In a bizarre twist, Cyclin D, long believed to promote cancer, actually activates tumor suppressor

July 02, 2014  |  

Researchers at the University of California, San Diego School of Medicine say a protein essential to regulating cell cycle progression – the process of cell division and replication – activates a key tumor suppressor, rather than inactivating it as previously thought.

“The finding is the result of literally 20 years of work in my lab,” said Steven F. Dowdy, PhD, professor in the Department of Cellular and Molecular Medicine at UC San Diego. “It completely turns upside-down what was thought to be a fundamental aspect of cell cycle progression in all cancer cells driven by one of the most common genetic pathways mutated in cancer, namely the p16-cyclin D pathway.”

Stephen Dowdy

Stephn Dowdy, PhD, professor, UC San Diego School of Medicine.

The findings are published in the journal eLife.

Cyclin D is synthesized during the first stage of cell replication and is believed to help drive the complex, multi-stage process, including interaction with the retinoblastoma (Rb) protein, whose function is to prevent excessive cell growth by inhibiting cell cycle progression until a cell is ready to divide. Rb acts as a tumor suppressor.

But mutated or dysfunctional Rb is associated with several major cancers and Cyclin D has long been described as an oncogene that promotes cancer because it was believed to inactivate the Rb tumor suppressor function through a process called phosphorylation, which involves phosphate molecules being added to proteins, essentially turning them on or off.

Dowdy and colleagues painstakingly counted the number of phosphates added to Rb during cell cycle progression. There are as many as 14, but the scientists found that cyclin D adds just a single phosphate at one, and only one, of the 14 locations during the early G1 phase of cell cycle progression, essentially make 14 different versions of the Rb tumor suppressor. The single phosphate serves to activate Rb, not inactivate it as had been thought for over 20 years.

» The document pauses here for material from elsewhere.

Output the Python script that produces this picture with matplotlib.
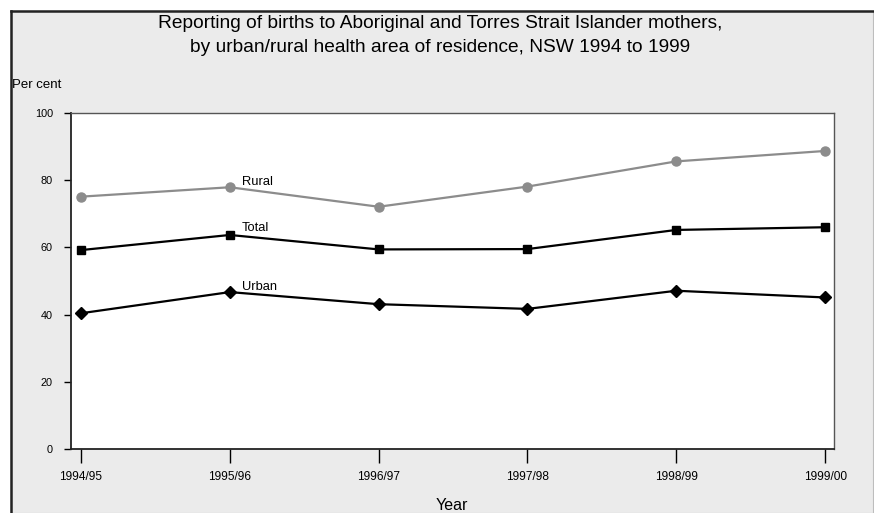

The researchers said the findings fundamentally change the understanding of G1 cell cycle regulation and the molecular origins of many associated cancers.  It is critically important to understand how a genetic pathway actually functions and the consequences of interrupting it, especially in this case where there are multiple drug inhibitors of cyclin D being tested in clinical trials for breast cancer. 

Moreover, how the next cyclin, cyclin E, that actually does inactivate Rb becomes activated has not been heavily investigated because it was thought to be the less important second domino, whereas we now know it is the first domino, added Dowdy.

Co-authors include Anil M. Narasimha, Manuel Kaulich and Gary S. Shapiro, UCSD Department of Cellular and Molecular Medicine; and Yoon J. Choi and Piotr Sicinski, Harvard Medical School and Dana-Farber Cancer Institute.